Congrats on getting into UChicago. I would enjoy the rest of your time in high school now with your friends.
Here’s my advice:
Take easy classes. Your GPA is important. Don’t fall down the pipeline of taking harder classes than you need to. You won’t have as much time for extracurricular commitments.
Apply to as many pre professional RSOs as you can. Just shotgun applications honestly but for finance specific ones I would say TBC, Promontory, UCPE, and maybe some consulting ones like Eckhart. Some are picky about social fit so even if you are a great candidate you might not get in. All of the best ones have acceptance rates less than 8% so good luck and practice some brain teasers.
If fraternity life is of interest to you, rush in the fall. Frat connections help immensely and pledging will teach you how to make it past adversity.
Secure an internship for your freshman summer (cold emailing) and during a quarter of freshman year where you can take three classes, I would try and find a search fund internship to put on your resume (it’ll mostly be sourcing unless you get lucky and find one where you can do some work on brokered deals).
If you aren’t a total weirdo and are able to balance your academic and social life, you’ll do fine. Good luck and have fun in the Reg.
Take easy courses, maintain a high GPA, and be a normal, well-adjusted person. That third bullet point means not obsessing over IB before you're even in college. You're already in a good spot as you sound intelligent and driven. Just enjoy your senior year, and when freshman fall comes around, apply to the right clubs, join a frat, and build a strong network.

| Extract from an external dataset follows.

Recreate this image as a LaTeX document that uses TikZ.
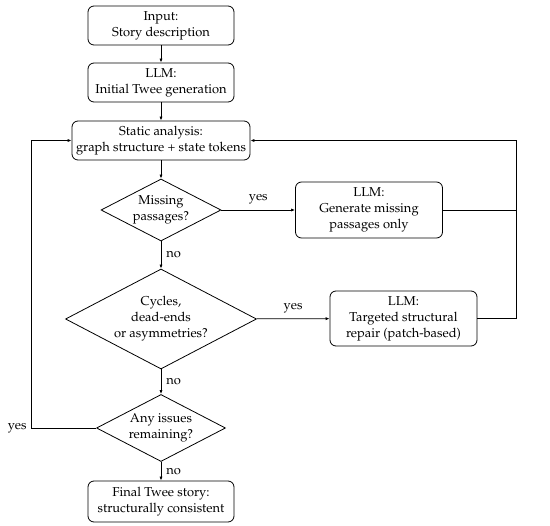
\documentclass[tikz,border=0pt]{standalone}
\usepackage[T1]{fontenc}
\usepackage{mathpazo}
\usetikzlibrary{shapes.geometric,arrows.meta}
\begin{document}
\begin{tikzpicture}[x=1pt,y=-1pt,
  font=\fontsize{12.9}{16}\selectfont,
  every path/.style={line width=0.8pt},
  box/.style={draw,rounded corners=6pt,align=center,inner sep=0pt},
  dec/.style={draw,shape=diamond,aspect=2,align=center,inner sep=0pt},
  arr/.style={-{Latex[length=4pt,width=3.2pt]}},
  lab/.style={inner sep=2pt}]
\useasboundingbox (0,0) rectangle (550,526);
\node[box,minimum width=146pt,minimum height=39pt] (in) at (161,25.5) {Input:\\Story description};
\node[box,minimum width=146pt,minimum height=39pt] (init) at (161,82.5) {LLM:\\Initial Twee generation};
\node[box,minimum width=178pt,minimum height=39pt] (sa) at (161,140.5) {Static analysis:\\graph structure + state tokens};
\node[dec,minimum width=120pt,minimum height=62pt] (miss) at (161,210) {Missing\\passages?};
\node[box,minimum width=147pt,minimum height=56pt] (gen) at (369,210) {LLM:\\Generate missing\\passages only};
\node[dec,minimum width=191pt,minimum height=100pt] (cyc) at (161,319) {Cycles,\\dead-ends\\or asymmetries?};
\node[box,minimum width=147pt,minimum height=55pt] (rep) at (403.5,318.5) {LLM:\\Targeted structural\\repair (patch-based)};
\node[dec,minimum width=129pt,minimum height=67pt] (any) at (161,428) {Any issues\\remaining?};
\node[box,minimum width=146pt,minimum height=41pt] (fin) at (161,501.5) {Final Twee story:\\structurally consistent};
\coordinate (L) at (31,0);
\coordinate (R) at (516,0);
\draw[arr] (in) -- (init);
\draw[arr] (init) -- (sa);
\draw[arr] (sa) -- (miss);
\draw[arr] (miss) -- node[lab,above=3pt]{yes} (gen);
\draw[arr] (miss) -- node[lab,right=3pt]{no} (cyc);
\draw[arr] (cyc) -- node[lab,above=3pt]{yes} (rep);
\draw[arr] (cyc) -- node[lab,right=3pt]{no} (any);
\draw[arr] (any) -- node[lab,right=3pt]{no} (fin);
\draw[arr] (any.west) -- (any.west -| L) node[lab,left=2pt]{yes} |- (sa.west);
\draw[arr] (rep.east) -| (R |- sa.east) -- (sa.east);
\draw (gen.east) -- (gen.east -| R);
\end{tikzpicture}
\end{document}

The second largest reason people from UChicago don't make it in IB, after being too much of a hardo and failing the cultural fit, is just that they fizzled out by the time sophomore year winter rolled around, which is when recruiting happens.
Echoing above. Try to join the blue chips
Apply for The Blue Chips.
Current UChicago student, take easy classes. I tried to get placed into an advanced math class, and it messed up my GPA. If you are going for biz econ (which you should), unless you are really confident in math, you should take the math 130s.
Also look out for early insight programs in your first year, pretty sure goldman, and MS have some, but I didn't know about them.
First-year take easy classes so you can meet people, have a solid GPA, go to the gym, and better yourself in the transition to college.
network with the nice young men on 63rd street
Bitch we not from 63rddd
Went to UChicago. Agree 100% with the above about taking easy classes and figuring out your social life in your first year. Just take it easy and try to enjoy yourself.